In haste I quickly checked the time.
if I was late I had to leave to hear your wonderous stories.
Had to hear your wonderous stories.

Hearing
Hearing
Hearing your wonderous stories.
Hearing your wonderous stories.
It is no lie I can see deeply into the future.
Imagine everything
You're close
and were you there to stand
so cautiously at first and then so high.
As he spoke my spirit climbed into the sky.
I bid it to return
to hear your wonderous stories.
Return to hear your wonderous stories.

Hearing,
Hearing,
Hearing,
Hearing,
Hearing...

- - - - - - - - - - - - - - -

I had a great day yesterday overall, and I do intend to record it here. Later.

Moving on...

Sun, Mar. 28th, 2004 07:10 pm
scarlettina: (Default)
God, it's 7:11 PM in Seattle, and I'm still feeling wrung out and sore-eyed over Katherine's passing.

But life goes on.

As many of you no doubt remember, my car was stolen in December and found toward the end of January. At that time, the insurance company was nearly done with the procedure of paying me off for the stolen vehicle. When the car was found, I had it inspected by Saturn and GEICO, and the conclusion was that the car is pretty beaten up and may have a busted head gasket. All that being the case, GEICO offered to total it and pay me off anyway. My beloved Fezzig now waits to be picked up by the insurance company. I'm sure at some point I'll write a eulogy for my car. In light of yesterday's news, however, I'm not really up to it. Perspective, proportion and all that.
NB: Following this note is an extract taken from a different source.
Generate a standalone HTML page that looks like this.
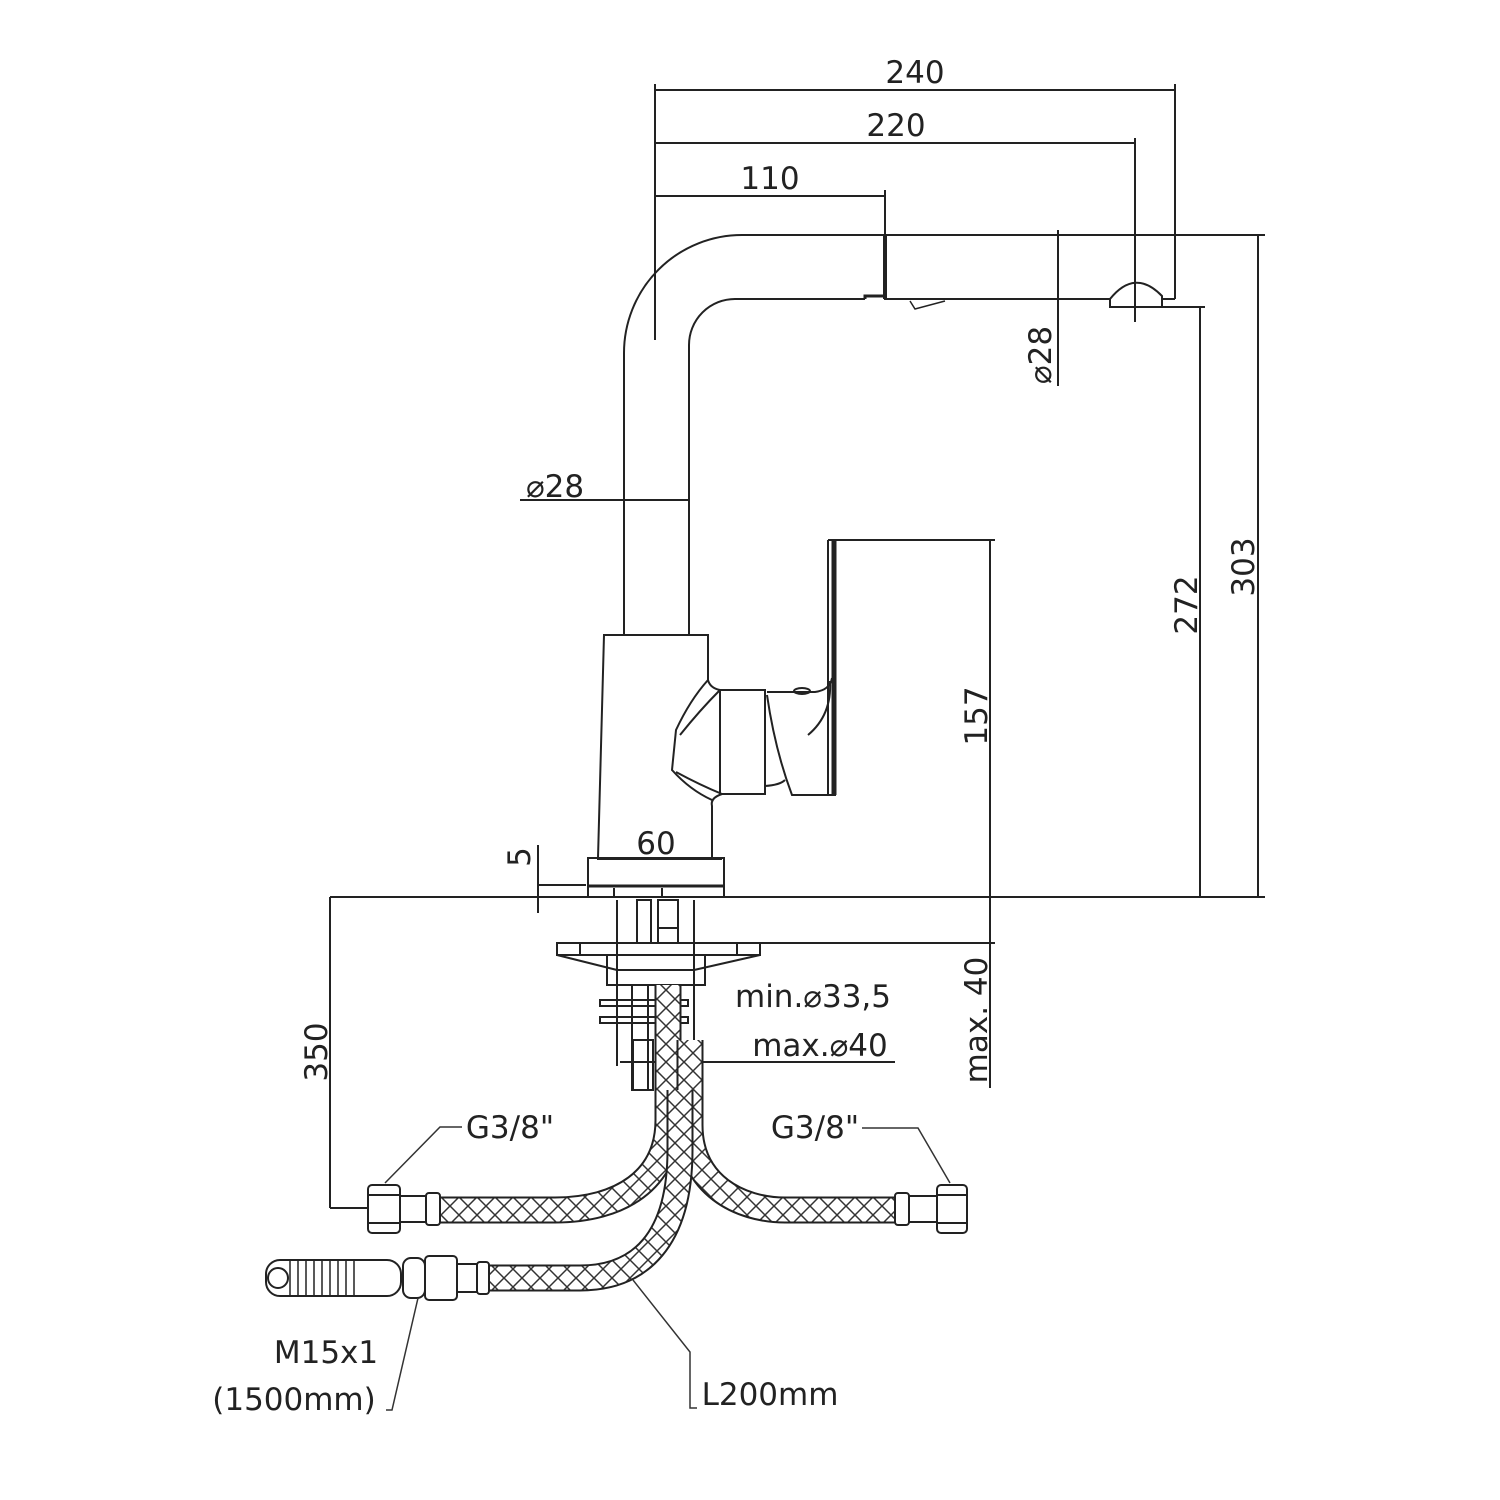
<!DOCTYPE html>
<html><head><meta charset="utf-8"><style>
html,body{margin:0;padding:0;background:#fff}
svg{display:block}
text{font-family:"DejaVu Sans","Liberation Sans",sans-serif;font-size:31px;fill:#222}
</style></head><body>
<svg width="1500" height="1500" viewBox="0 0 1500 1500" xmlns="http://www.w3.org/2000/svg">
<defs>
<pattern id="hx" width="18" height="18" patternUnits="userSpaceOnUse">
<rect width="18" height="18" fill="#fff"/>
<path d="M0,0 L18,18 M18,0 L0,18" stroke="#333" stroke-width="1.5"/>
</pattern>
</defs>
<g fill="none" stroke="#222" stroke-width="2">
<line x1="655" y1="90" x2="1175" y2="90"/>
<line x1="655" y1="143" x2="1135" y2="143"/>
<line x1="655" y1="196" x2="885" y2="196"/>
<line x1="655" y1="84" x2="655" y2="340"/>
<line x1="885" y1="190" x2="885" y2="300"/>
<line x1="885" y1="235" x2="885" y2="299" stroke-width="4"/>
<line x1="1135" y1="138" x2="1135" y2="322"/>
<line x1="1175" y1="84" x2="1175" y2="299"/>
<path d="M624,634 V353 A118,118 0 0 1 742,235 H1265"/>
<path d="M689,634 V345 A46,46 0 0 1 735,299 H865 M885,299 H1110"/>
<path d="M865,299 V296 H885" stroke-width="3"/>
<path d="M910,301 L915,309 L945,301" stroke-width="1.5"/>
<path d="M1110,307 V299 Q1135,268 1162,296 V307 Z"/>
<path d="M1162,299 H1175"/>
<line x1="1110" y1="307" x2="1205" y2="307"/>
<line x1="1058" y1="230" x2="1058" y2="386"/>
<line x1="1200" y1="307" x2="1200" y2="897"/>
<line x1="1258" y1="235" x2="1258" y2="897"/>
<line x1="330" y1="897" x2="1265" y2="897"/>
<line x1="520" y1="500" x2="689" y2="500"/>
<path d="M598,858 L604,635 H708 V680 Q710,688 720,690"/>
<path d="M712,858 V806 Q710,798 722,794"/>
<path d="M708,680 Q690,700 676,730 L672,770 Q690,790 712,800"/>
<path d="M720,690 Q700,710 680,735 M676,772 Q700,785 722,794"/>
<rect x="720" y="690" width="45" height="104"/>
<path d="M767,692 H815 Q830,690 832,678"/>
<path d="M767,695 Q775,750 792,795 H836"/>
<path d="M765,786 Q780,785 785,780"/>
<path d="M830,681 Q832,715 808,735"/>
<ellipse cx="802" cy="691" rx="8" ry="3"/>
<path d="M828,540 V795" stroke-width="2"/>
<path d="M834,540 V795" stroke-width="5"/>
<line x1="828" y1="540" x2="995" y2="540"/>
<line x1="990" y1="540" x2="990" y2="897"/>
<line x1="990" y1="897" x2="990" y2="1088"/>
<line x1="760" y1="943" x2="995" y2="943"/>
<rect x="588" y="858" width="136" height="39"/>
<line x1="588" y1="886" x2="724" y2="886" stroke-width="3"/>
<line x1="614" y1="888" x2="614" y2="897"/><line x1="662" y1="888" x2="662" y2="897"/>
<line x1="597" y1="859" x2="722" y2="859"/>
<line x1="538" y1="845" x2="538" y2="913"/>
<line x1="538" y1="885" x2="586" y2="885"/>
<line x1="617" y1="900" x2="617" y2="1066"/>
<line x1="694" y1="900" x2="694" y2="1066"/>
<rect x="637" y="900" width="14" height="43"/>
<rect x="658" y="900" width="20" height="43"/>
<line x1="658" y1="928" x2="678" y2="928"/>
<rect x="557" y="943" width="203" height="12"/>
<line x1="580" y1="943" x2="580" y2="955"/><line x1="737" y1="943" x2="737" y2="955"/>
<path d="M557,955 L617,970 M760,955 L694,970"/>
<rect x="607" y="955" width="98" height="30"/>
<line x1="617" y1="970" x2="694" y2="970"/>
<rect x="600" y="1000" width="88" height="6"/>
<rect x="600" y="1017" width="88" height="6"/>
<rect x="632" y="985" width="16" height="105"/>
<rect x="633" y="1040" width="20" height="50"/>
<line x1="620" y1="1062" x2="895" y2="1062"/>
<line x1="330" y1="897" x2="330" y2="1208"/>
<line x1="330" y1="1208" x2="368" y2="1208"/>
</g>
<g fill="none">
<path d="M668,985 V1120 C668,1180 620,1210 555,1210 H440" stroke="#222" stroke-width="27"/>
<path d="M668,985 V1120 C668,1180 620,1210 555,1210 H440" stroke="url(#hx)" stroke-width="23"/>
<path d="M690,1040 V1125 C690,1185 740,1210 785,1210 H897" stroke="#222" stroke-width="27"/>
<path d="M690,1040 V1125 C690,1185 740,1210 785,1210 H897" stroke="url(#hx)" stroke-width="23"/>
<path d="M680,1090 V1150 C680,1240 640,1278 580,1278 H487" stroke="#222" stroke-width="27"/>
<path d="M680,1090 V1150 C680,1240 640,1278 580,1278 H487" stroke="url(#hx)" stroke-width="23"/>
</g>
<g fill="#fff" stroke="#222" stroke-width="2">
<rect x="368" y="1185" width="32" height="48" rx="4"/>
<line x1="368" y1="1195" x2="400" y2="1195"/><line x1="368" y1="1223" x2="400" y2="1223"/>
<rect x="400" y="1196" width="26" height="26"/>
<rect x="426" y="1193" width="14" height="32" rx="3"/>
<rect x="895" y="1193" width="14" height="32" rx="3"/>
<rect x="909" y="1196" width="28" height="26"/>
<rect x="937" y="1185" width="30" height="48" rx="4"/>
<line x1="937" y1="1195" x2="967" y2="1195"/><line x1="937" y1="1223" x2="967" y2="1223"/>
<rect x="266" y="1260" width="135" height="36" rx="14"/>
<path d="M290,1260 V1296 M298,1260 V1296 M306,1260 V1296 M314,1260 V1296 M322,1260 V1296 M330,1260 V1296 M338,1260 V1296 M346,1260 V1296 M354,1260 V1296" stroke-width="1.5"/>
<circle cx="278" cy="1278" r="10"/>
<rect x="403" y="1258" width="22" height="40" rx="8"/>
<rect x="425" y="1256" width="32" height="44" rx="4"/>
<rect x="457" y="1264" width="20" height="28"/>
<rect x="477" y="1262" width="12" height="32" rx="3"/>
</g>
<g fill="none" stroke="#333" stroke-width="1.5">
<path d="M462,1127 H440 L385,1183"/>
<path d="M862,1128 H918 L950,1183"/>
<path d="M418,1298 L392,1410 H386"/>
<path d="M633,1280 L690,1352 V1408 H697"/>
</g>
<text x="915" y="83" text-anchor="middle">240</text>
<text x="896" y="136" text-anchor="middle">220</text>
<text x="770" y="189" text-anchor="middle">110</text>
<text x="555" y="497" text-anchor="middle">⌀28</text>
<text x="656" y="854" text-anchor="middle">60</text>
<text transform="translate(1051,355) rotate(-90)" text-anchor="middle">⌀28</text>
<text transform="translate(1197,605) rotate(-90)" text-anchor="middle">272</text>
<text transform="translate(1254,567) rotate(-90)" text-anchor="middle">303</text>
<text transform="translate(987,716) rotate(-90)" text-anchor="middle">157</text>
<text transform="translate(987,1020) rotate(-90)" text-anchor="middle">max. 40</text>
<text transform="translate(327,1052) rotate(-90)" text-anchor="middle">350</text>
<text transform="translate(530,857) rotate(-90)" text-anchor="middle">5</text>
<text x="813" y="1007" text-anchor="middle">min.⌀33,5</text>
<text x="820" y="1056" text-anchor="middle">max.⌀40</text>
<text x="510" y="1138" text-anchor="middle">G3/8"</text>
<text x="815" y="1138" text-anchor="middle">G3/8"</text>
<text x="326" y="1363" text-anchor="middle">M15x1</text>
<text x="294" y="1410" text-anchor="middle">(1500mm)</text>
<text x="770" y="1405" text-anchor="middle">L200mm</text>
</svg>
</body></html>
In the meanwhile, I've used the insurance pay out to put down money on a new car, which I picked up today, a little red Ford Focus hatchback. It was in my price range (otherwise it would have been one of those fabulous hybrids), it handles very nicely and, well, it's the right color. My sales agent was incredibly cool, understood how I was feeling, and got me through the purchase process pretty quickly. (Even then I had to ask for a break because I was so tired I was having trouble holding it together.) In the end, this 60 year old guy and I closed our business by talking about the rock concerts that have stuck with us, and he told me stories about seeing Jimi Hendrix open for, I think it was The Monkeys, of all people, seeing Pink Floyd, Bob Dylan, Grateful Dead, and on and on. It ended up being a respite in an exhausting day.

I should be excited about the new car, and deep down inside I am. It's a sweet little thing. Right now, though, I'm just so tired, and still so sad, that it's hard to muster enthusiasm even for making dinner.